Já o guarda civil Sérgio Manhanhã não atirou contra as vítimas, mas sua participação contribuiu para a consumação dos crimes, afirmou Oliveira. “O papel dele foi bastante fundamental, apesar de ele não ter disparado uma arma de fogo. Ele simplesmente desviou as viaturas dos locais onde os homicídios ocorreriam – era tudo o que eles [assassinos] precisavam”, disse o promotor. “Eles só não podiam ser pegos. Uma vez concluída a chacina, eles sabiam que seria dificílimo pegar os autores do crime”, acrescentou.
Outro envolvido, o policial Vitor Cristilder Silva dos Santos disse, em depoimento, que permaneceu no batalhão após o fim da jornada de trabalho. De acordo com o promotor, houve uma troca de símbolos por meio de aplicativo no celular, que ocorreu no horário em que os crimes foram cometidos. Cristilder mandou o desenho de uma mão fazendo sinal de positivo para o guarda civil, que respondeu com o mesmo símbolo e com outro simbolizando um braço forte.
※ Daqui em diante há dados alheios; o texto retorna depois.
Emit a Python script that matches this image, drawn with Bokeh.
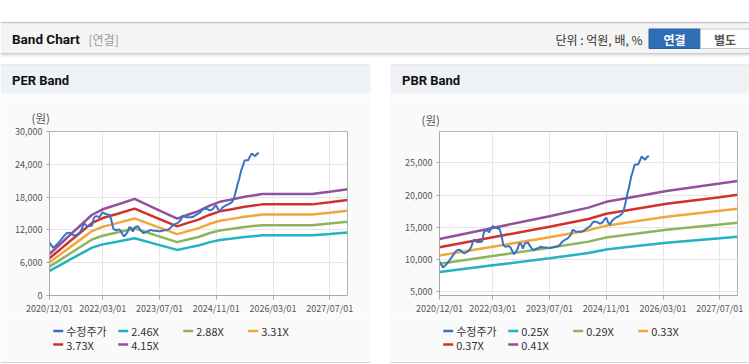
from bokeh.plotting import figure
from bokeh.models import Range1d, FixedTicker, NumeralTickFormatter, Spacer
from bokeh.layouts import column, row
from bokeh.core.properties import value
from bokeh.embed import file_html
from bokeh.resources import INLINE

FONT = "Noto Sans CJK KR"
LATIN = "Roboto"
PANEL_BG = "#fafafa"

# ---------------- data ----------------
tick_months = [0, 15, 31, 47, 63, 79]
tick_labels = ["2020/12/01", "2022/03/01", "2023/07/01", "2024/11/01", "2026/03/01", "2027/07/01"]

per_yticks = [0, 6000, 12000, 18000, 24000, 30000]
pbr_yticks = [5000, 10000, 15000, 20000, 25000]

# months since 2020/12
band_months_per = [0, 3, 6, 9, 12, 15, 19, 24, 30, 36, 39, 42, 45, 48, 51, 55, 60, 74, 79, 84]
per_246 = [4500, 5560, 6640, 7700, 8760, 9350, 9840, 10480, 9400, 8340, 8760, 9150, 9720, 10160, 10380, 10700, 11000, 11000, 11240, 11510]
per_288 = [5270, 6510, 7780, 9010, 10250, 10940, 11520, 12270, 11000, 9760, 10250, 10710, 11380, 11890, 12150, 12530, 12870, 12870, 13160, 13480]
per_331 = [6060, 7480, 8940, 10360, 11780, 12580, 13240, 14100, 12640, 11220, 11780, 12310, 13070, 13670, 13970, 14400, 14800, 14800, 15130, 15490]
per_373 = [6830, 8430, 10070, 11670, 13280, 14170, 14920, 15890, 14250, 12640, 13280, 13880, 14730, 15400, 15740, 16230, 16670, 16670, 17050, 17460]
per_415 = [7590, 9380, 11200, 12990, 14770, 15770, 16600, 17680, 15850, 14070, 14770, 15440, 16390, 17140, 17510, 18050, 18550, 18550, 18970, 19420]

band_months_pbr = [0, 15, 31, 42, 47, 53, 64, 79, 84]
pbr_025 = [8040, 9090, 10180, 11000, 11560, 11920, 12590, 13290, 13540]
pbr_029 = [9320, 10540, 11810, 12770, 13400, 13830, 14610, 15420, 15700]
pbr_033 = [10610, 11990, 13440, 14530, 15250, 15730, 16620, 17550, 17870]
pbr_037 = [11900, 13450, 15070, 16290, 17100, 17640, 18640, 19670, 20040]
pbr_041 = [13180, 14900, 16700, 18050, 18950, 19550, 20650, 21800, 22200]

price_months = [0, 0.5, 1, 1.5, 2, 2.5, 3, 3.5, 4, 4.5,
                5, 5.5, 6, 6.5, 7, 7.5, 8, 8.5, 9, 9.5,
                10, 10.5, 11, 11.5, 12, 12.5, 13, 13.5, 14, 14.5,
                15, 15.5, 16, 16.5, 17, 17.5, 18, 18.5, 19, 19.5,
                20, 20.5, 21, 21.5, 22, 22.5, 23, 23.5, 24, 24.5,
                25, 25.5, 26, 26.5, 27, 27.5, 28, 28.5, 29, 29.5,
                30, 30.5, 31, 31.5, 32, 32.5, 33, 33.5, 34, 34.5,
                35, 35.5, 36, 36.5, 37, 37.5, 38, 38.5, 39, 39.5,
                40, 40.5, 41, 41.5, 42, 42.5, 43, 43.5, 44, 44.5,
                45, 45.5, 46, 46.5, 47, 47.5, 48, 48.5, 49, 49.5,
                50, 50.5, 51, 51.5, 52, 52.5, 53, 53.5, 54, 54.5,
                55, 55.5, 56, 56.5, 57, 57.5, 58, 58.5, 59]
price_values = [9700, 9200, 8750, 9000, 9300, 9600, 10000, 10400, 10800, 11200,
                11450, 11500, 11400, 11100, 10950, 11100, 11250, 11500, 12000, 12900,
                13100, 12700, 12700, 12700, 12800, 14200, 14500, 14500, 14200, 14800,
                15200, 15000, 14900, 14800, 14700, 13600, 12200, 12000, 12000, 12100,
                11900, 11300, 10800, 11200, 11600, 12500, 12400, 11700, 12400, 12600,
                12600, 12100, 11700, 11400, 11600, 11700, 11800, 12000, 11900, 11850,
                11850, 11800, 11760, 11800, 11900, 11950, 12000, 12100, 12300, 12700,
                12900, 13100, 13200, 13500, 13800, 14600, 14500, 14300, 14300, 14300,
                14300, 14400, 14600, 14800, 15000, 15200, 15600, 15900, 15850, 15800,
                15600, 15600, 15800, 16200, 16500, 15800, 15400, 15900, 16200, 16400,
                16600, 16700, 16900, 17100, 17800, 19000, 20300, 21400, 22800, 23700,
                24700, 24750, 24750, 25400, 26000, 25700, 25500, 25900, 26100]

per_labels = ["수정주가", "2.46X", "2.88X", "3.31X", "3.73X", "4.15X"]
pbr_labels = ["수정주가", "0.25X", "0.29X", "0.33X", "0.37X", "0.41X"]
series_colors = ["#3a72c2", "#22b2c4", "#8eb45a", "#f2a73c", "#d2302c", "#91519b"]
unit_label = "(원)"

TOP_H = 100
LEG_TOP = 318
CH_H = LEG_TOP - TOP_H


def make_chart(width, bl, br, bt, frame_h, yr, yticks, bx, bands, title_standoff):
    bb = CH_H - bt - frame_h
    p = figure(width=width, height=CH_H, output_backend="svg", toolbar_location=None,
               x_range=Range1d(0, 84), y_range=Range1d(*yr),
               min_border_left=bl, min_border_right=br, min_border_top=bt, min_border_bottom=bb,
               background_fill_color="#ffffff", border_fill_color=PANEL_BG,
               outline_line_color="#b4b4b4", title=unit_label)
    p.title.align = "left"
    p.title.offset = -18
    p.title.standoff = title_standoff
    p.title.text_font = FONT
    p.title.text_font_size = "11.5px"
    p.title.text_font_style = "normal"
    p.title.text_color = "#555555"
    p.xaxis.ticker = FixedTicker(ticks=tick_months)
    p.xaxis.major_label_overrides = {m: l for m, l in zip(tick_months, tick_labels)}
    p.yaxis.ticker = FixedTicker(ticks=yticks)
    p.yaxis.formatter = NumeralTickFormatter(format="0,0")
    for ax in (p.xaxis, p.yaxis):
        ax.axis_line_color = "#a8a8a8"
        ax.major_tick_line_color = "#a8a8a8"
        ax.minor_tick_line_color = None
        ax.major_tick_in = 0
        ax.major_label_text_font = FONT
        ax.major_label_text_font_size = "9px"
        ax.major_label_text_color = "#555555"
    p.xaxis.major_tick_out = 4
    p.xaxis.major_label_standoff = 2
    p.yaxis.major_tick_out = 3
    p.yaxis.major_label_standoff = 4
    p.grid.grid_line_color = "#e6e6e6"
    for vals, col in zip(bands, series_colors[1:]):
        p.line(bx, vals, line_color=col, line_width=2.5)
    p.line(price_months, price_values, line_color=series_colors[0], line_width=2)
    return p


per = make_chart(370, 49, 23, 131 - TOP_H, 164, (0, 30000), per_yticks, band_months_per,
                 [per_246, per_288, per_331, per_373, per_415], 11)
pbr = make_chart(359, 49, 12, 128 - TOP_H, 167, (4400, 29880), pbr_yticks, band_months_pbr,
                 [pbr_025, pbr_029, pbr_033, pbr_037, pbr_041], 8)

# ---------------- header area (page coordinates) ----------------
top = figure(width=749, height=TOP_H, output_backend="svg", toolbar_location=None,
             x_range=Range1d(0, 749), y_range=Range1d(TOP_H, 0),
             x_axis_type=None, y_axis_type=None, min_border=0,
             outline_line_color=None, background_fill_color="#ffffff", border_fill_color="#ffffff")
top.grid.visible = False
top.quad(left=[0], right=[749], top=[21.5], bottom=[23], fill_color="#c2c2c2", line_color=None)
top.quad(left=[0], right=[749], top=[23], bottom=[52.5], fill_color="#f4f4f4", line_color=None)
top.quad(left=[0, 0, 0], right=[749, 749, 749], top=[52.5, 53.5, 54.5], bottom=[53.5, 54.5, 56],
         fill_color=["#cdcdcd", "#e0e0e0", "#efefef"], line_color=None)
top.quad(left=[0, 390], right=[370, 749], top=[64, 64], bottom=[65, 65], fill_color="#d6d6d6", line_color=None)
top.quad(left=[0, 390], right=[370, 749], top=[65, 65], bottom=[92.5, 92.5], fill_color="#eef1f6", line_color=None)
top.quad(left=[0, 390], right=[370, 749], top=[92.5, 92.5], bottom=[TOP_H, TOP_H], fill_color=PANEL_BG, line_color=None)
# buttons
top.quad(left=[648.5], right=[700], top=[28.5], bottom=[48], fill_color="#2f6db4", line_color="#2a62a3")
top.quad(left=[700], right=[749], top=[28.5], bottom=[48], fill_color="#ffffff", line_color="#c8c8c8")

top.text(x=[11.5], y=[38.5], text=["Band Chart"], text_font=value(LATIN), text_font_size=value("13.5px"),
         text_font_style="bold", text_color="#111111", text_baseline="middle", text_align="left")
top.text(x=[88], y=[38.5], text=["[연결]"], text_font=value(FONT), text_font_size=value("12px"),
         text_color="#9a9a9a", text_baseline="middle", text_align="left")
top.text(x=[642], y=[38.5], text=["단위 : 억원, 배, %"], text_font=value(FONT), text_font_size=value("12px"),
         text_color="#333333", text_baseline="middle", text_align="right")
top.text(x=[674], y=[38.5], text=["연결"], text_font=value(FONT), text_font_size=value("12px"),
         text_font_style="bold", text_color="#ffffff", text_baseline="middle", text_align="center")
top.text(x=[724.5], y=[38.5], text=["별도"], text_font=value(FONT), text_font_size=value("12px"),
         text_font_style="bold", text_color="#555555", text_baseline="middle", text_align="center")
top.text(x=[11.5, 401.5], y=[79.5, 79.5], text=["PER Band", "PBR Band"], text_font=value(LATIN),
         text_font_size=value("13px"), text_font_style="bold", text_color="#111111",
         text_baseline="middle", text_align="left")

# ---------------- legends (page coordinates) ----------------
leg = figure(width=749, height=364 - LEG_TOP, output_backend="svg", toolbar_location=None,
             x_range=Range1d(0, 749), y_range=Range1d(364, LEG_TOP),
             x_axis_type=None, y_axis_type=None, min_border=0,
             outline_line_color=None, background_fill_color="#ffffff", border_fill_color="#ffffff")
leg.grid.visible = False
leg.quad(left=[0, 390], right=[370, 749], top=[LEG_TOP, LEG_TOP], bottom=[361.5, 361.5],
         fill_color=PANEL_BG, line_color=None)
leg.quad(left=[0, 390], right=[370, 749], top=[361.5, 361.5], bottom=[362.5, 362.5],
         fill_color="#d6d6d6", line_color=None)
for offset, labels in ((0, per_labels), (390, pbr_labels)):
    xs, ys = [], []
    for i in range(len(labels)):
        xs.append(offset + 52.7 + (i % 4) * 65)
        ys.append(330.5 + (i // 4) * 13.5)
    leg.segment(x0=xs, y0=ys, x1=[x + 10 for x in xs], y1=ys, line_color=series_colors, line_width=2.5)
    leg.text(x=[x + 13 for x in xs], y=ys, text=labels, text_font=value(FONT), text_font_size=value("11px"),
             text_color="#333333", text_baseline="middle", text_align="left")

layout = column(top, row(per, Spacer(width=20, height=CH_H), pbr), leg)
open("out.html", "w").write(file_html(layout, INLINE))
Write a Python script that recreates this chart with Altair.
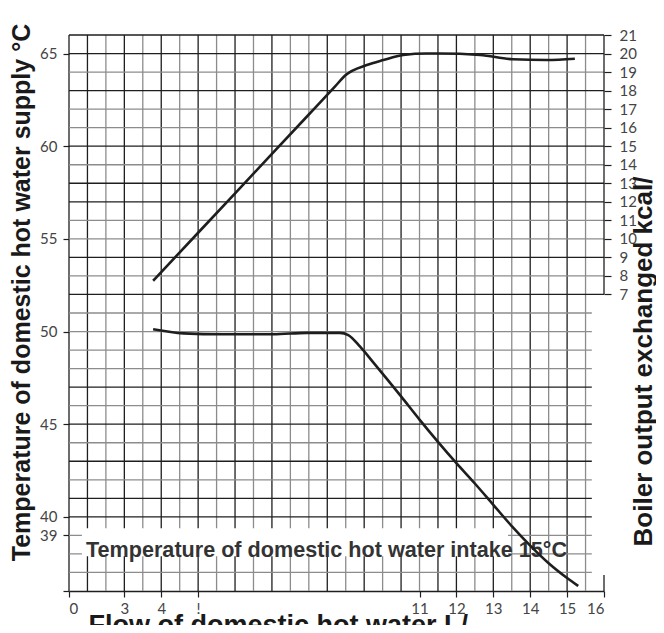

Cristilder foi o único a recorrer da sentença que determinou o julgamento, portanto, não vai a júri nesta ocasião. A reportagem procurou a defesa do policial, mas não obteve retorno até a conclusão da reportagem.
Segundo o advogado de defesa de Manhanhã, Abelardo Julio da Rocha, não havia qualquer relação de amizade entre seu cliente e Cristilder, apenas coleguismo. Os réus reconheceram a troca de mensagens, mas afirmaram que se referiam ao empréstimo de um livro jurídico do guarda civil para o policial. A defesa acrescentou que o guarda civil “comandava apenas quatro viaturas da Guarda Municipal de Barueri e não tinha autoridade para determinar outro local de patrulhamento a não ser aquele predeterminado pelo comando da Guarda”.
Contra Thiago Barbosa Heinklain, há relato de testemunha dando conta de que o policial discutiu com a esposa, que o teria reconhecido em imagens de câmeras de segurança divulgadas por emissoras de televisão sobre o caso. A discussão foi ouvida por uma pessoa, que relatou o ocorrido para outra pessoa próxima, que, por sua vez, testemunhou à Polícia Civil. No entanto, a testemunha teve medo de reafirmar o depoimento perante a juíza.
O advogado Fernando Capano disse que não há lastro probatório para condenar Thiago no processo e que o MP não demonstrou a participação de seu cliente nos fatos apurados. “Não podemos condenar um homem apenas por ‘ouvir falar’”, acrescentou Capano.
Em nota, a Secretaria de Segurança Pública (SSP) informou que os inquéritos da Corregedoria da PM e do Departamento de Homicídios e Proteção à Pessoa, da Polícia Civil, foram concluídos com o indiciamento de seis PMs e um guarda civil municipal. Posteriormente, a promotoria ofereceu denúncia contra os sete indiciados, mas a Justiça Criminal de Osasco acatou denúncia apenas contra quatro deles, que estão presos e são réus no processo.
Segundo a SSP, a juíza rejeitou a denúncia contra os outros, que estão afastados do trabalho operacional. Os seis PMs respondem atualmente a processo demissório.